Last Updated: February 25, 2016
· rickhanlonii
Regent twitter

My name is Rick and I'm a 80 hour a week guy

You 80 hours a week guys, what the hell are you doing with your time? Is 'disrupting' an industry really that important to you?

I'm 26, single, and have no pets. I have a family and friends, but I'm very transparent about my work habits and priorities as a full-stack engineer.

Being so young, I see myself as training to be the person I want to be in the future. The best programmers in the world worked at it relentlessly. Sure, there are variances in the amount that they all worked, and some did it with much less work than others. But if I want to be the best in the world, or at least attain my personal upper bound, I have to work hard at it and I have to work consistently at it.

John Resig didn't wake up one day and write jQuery. Steve Wozniak didn't just throw together the Apple I. Linus didn't just decide to write the Linux kernel one afternoon. They all put to work the investments they made in themselves.

I don't do it because I want money, success, or fame. I do it because I deeply want to make a meaningful impact on the world. I want it so bad that when I think about it my palms sweat and my chest gets heavy. When you look at the future of humanity as a whole, we need to either improve or die. And to improve, we need improvers. I want to be an improver and I don't want to rest until I am.

To be clear, I love what I do and I don't really consider it work. Solving hard problems with creative techniques is one of my favorite things to do. I really enjoy learning new things, and being able to pull them into my work is really satisfying. Being able to build something that I imagine, push it out to people, and see them get excited about it is surreal. I don't want to be doing anything else. I don't want to stop working.

But I understand the research. I understand that the work I put in will be more productive and beneficial to me if I have a balance in all areas of my life--which means that I need to be social, have hobbies, and live a healthy lifestyle.

So I've aligned my life such that those interactions still help me reach my upper bound.

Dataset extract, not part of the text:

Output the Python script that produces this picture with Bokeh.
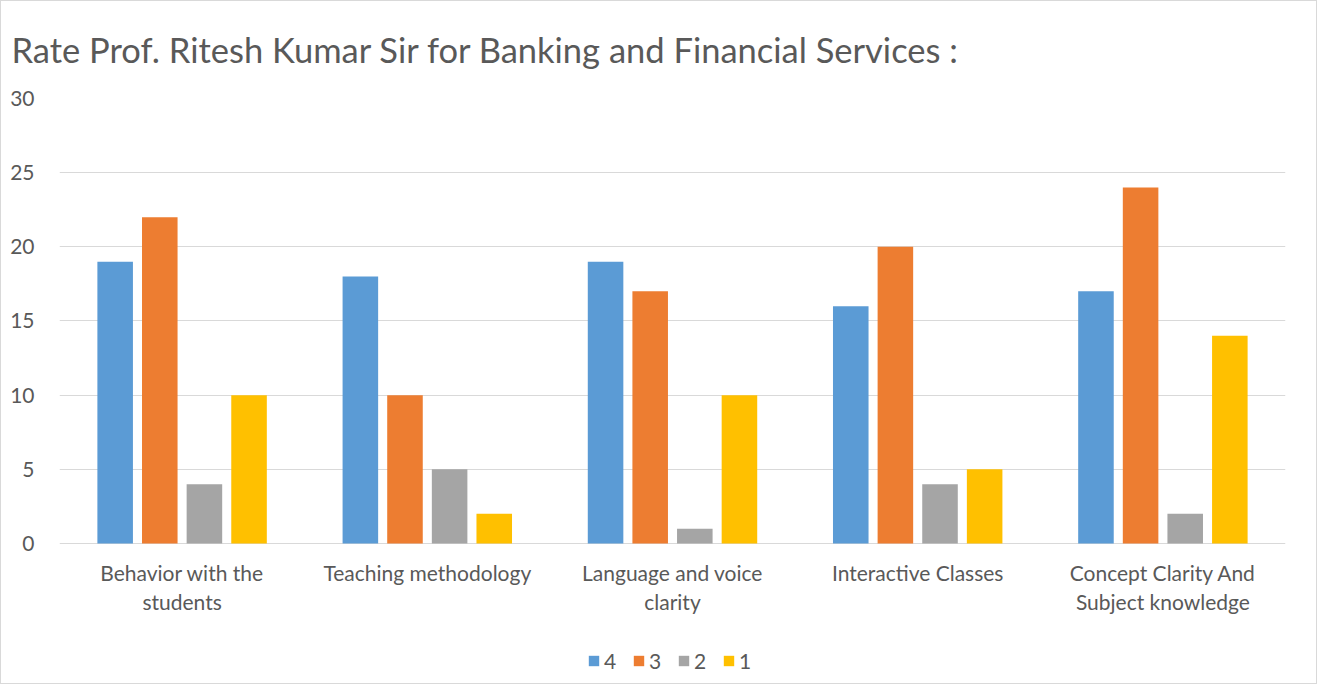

My friends are smarter than I am and many are in technical fields so getting a beer with them involves talking about a hard problem we solved. My hobbies include writing StackOverflow posts, trying out new frameworks, and reading books like Thinking, Fast and Slow, RabbitMQ in Action, and Secrets of the Javascript Ninja. I truly enjoy and am satisfied with these parts of my life, even though I'm never really leaving the mindset of work.

One day I want to write those books, not just read them, and I want those books to meaningfully impact the world. So I train, and that means I'm an 80 hours a week guy.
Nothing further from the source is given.